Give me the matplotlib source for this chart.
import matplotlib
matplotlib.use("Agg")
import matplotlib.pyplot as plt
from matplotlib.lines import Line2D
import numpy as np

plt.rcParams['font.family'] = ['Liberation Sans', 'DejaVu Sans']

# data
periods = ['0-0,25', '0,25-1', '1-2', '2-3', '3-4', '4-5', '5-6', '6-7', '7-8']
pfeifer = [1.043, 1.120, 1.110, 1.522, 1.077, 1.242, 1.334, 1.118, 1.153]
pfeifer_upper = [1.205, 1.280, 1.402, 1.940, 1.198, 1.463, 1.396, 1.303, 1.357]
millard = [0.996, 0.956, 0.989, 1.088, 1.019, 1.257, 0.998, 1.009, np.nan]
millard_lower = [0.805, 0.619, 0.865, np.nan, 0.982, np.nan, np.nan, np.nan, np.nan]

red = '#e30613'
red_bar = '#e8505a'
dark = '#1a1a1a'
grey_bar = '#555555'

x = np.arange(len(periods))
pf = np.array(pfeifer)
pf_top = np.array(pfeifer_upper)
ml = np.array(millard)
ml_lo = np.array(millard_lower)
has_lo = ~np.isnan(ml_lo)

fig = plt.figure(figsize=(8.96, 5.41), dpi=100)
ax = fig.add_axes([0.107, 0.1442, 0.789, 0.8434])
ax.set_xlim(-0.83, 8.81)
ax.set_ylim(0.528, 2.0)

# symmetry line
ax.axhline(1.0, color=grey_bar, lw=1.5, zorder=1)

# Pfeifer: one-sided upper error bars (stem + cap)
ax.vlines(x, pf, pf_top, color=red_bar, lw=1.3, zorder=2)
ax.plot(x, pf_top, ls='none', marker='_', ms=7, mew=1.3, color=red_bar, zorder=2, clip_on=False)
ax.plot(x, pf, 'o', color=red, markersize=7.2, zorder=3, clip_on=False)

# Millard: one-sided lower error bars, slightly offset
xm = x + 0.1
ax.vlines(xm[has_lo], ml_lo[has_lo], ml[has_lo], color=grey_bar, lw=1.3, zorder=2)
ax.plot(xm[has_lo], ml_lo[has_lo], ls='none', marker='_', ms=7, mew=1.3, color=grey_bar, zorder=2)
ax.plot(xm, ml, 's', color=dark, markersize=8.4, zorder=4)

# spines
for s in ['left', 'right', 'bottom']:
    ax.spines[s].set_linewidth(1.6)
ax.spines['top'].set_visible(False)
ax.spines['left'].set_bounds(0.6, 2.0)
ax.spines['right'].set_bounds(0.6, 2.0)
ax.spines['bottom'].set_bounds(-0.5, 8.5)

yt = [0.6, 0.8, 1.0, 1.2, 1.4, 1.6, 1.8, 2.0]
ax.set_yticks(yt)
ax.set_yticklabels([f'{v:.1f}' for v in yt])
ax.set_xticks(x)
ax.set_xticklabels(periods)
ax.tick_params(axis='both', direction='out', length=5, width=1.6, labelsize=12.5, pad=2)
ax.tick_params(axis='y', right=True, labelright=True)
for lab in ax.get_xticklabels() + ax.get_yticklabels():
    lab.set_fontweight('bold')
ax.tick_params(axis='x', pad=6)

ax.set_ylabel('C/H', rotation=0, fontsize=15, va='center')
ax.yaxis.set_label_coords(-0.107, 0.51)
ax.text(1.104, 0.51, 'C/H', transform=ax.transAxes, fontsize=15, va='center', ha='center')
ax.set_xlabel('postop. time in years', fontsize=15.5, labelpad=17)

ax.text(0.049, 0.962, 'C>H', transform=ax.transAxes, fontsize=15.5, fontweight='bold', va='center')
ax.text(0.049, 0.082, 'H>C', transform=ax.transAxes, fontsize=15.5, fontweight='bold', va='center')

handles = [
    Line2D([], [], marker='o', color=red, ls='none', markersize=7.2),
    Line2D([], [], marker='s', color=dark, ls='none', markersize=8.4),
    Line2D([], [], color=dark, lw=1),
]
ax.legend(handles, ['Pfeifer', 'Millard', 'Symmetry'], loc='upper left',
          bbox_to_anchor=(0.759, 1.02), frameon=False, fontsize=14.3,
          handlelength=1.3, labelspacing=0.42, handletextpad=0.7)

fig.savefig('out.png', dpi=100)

++++++++++++++++++++

From the opening line of the data above through the line that contains "np.nan, np.nan, np.nan]", please print each line as it stands and only those lines.

Give me the matplotlib source for this chart.
import matplotlib
matplotlib.use("Agg")
import matplotlib.pyplot as plt
from matplotlib.lines import Line2D
import numpy as np

plt.rcParams['font.family'] = ['Liberation Sans', 'DejaVu Sans']

# data
periods = ['0-0,25', '0,25-1', '1-2', '2-3', '3-4', '4-5', '5-6', '6-7', '7-8']
pfeifer = [1.043, 1.120, 1.110, 1.522, 1.077, 1.242, 1.334, 1.118, 1.153]
pfeifer_upper = [1.205, 1.280, 1.402, 1.940, 1.198, 1.463, 1.396, 1.303, 1.357]
millard = [0.996, 0.956, 0.989, 1.088, 1.019, 1.257, 0.998, 1.009, np.nan]
millard_lower = [0.805, 0.619, 0.865, np.nan, 0.982, np.nan, np.nan, np.nan, np.nan]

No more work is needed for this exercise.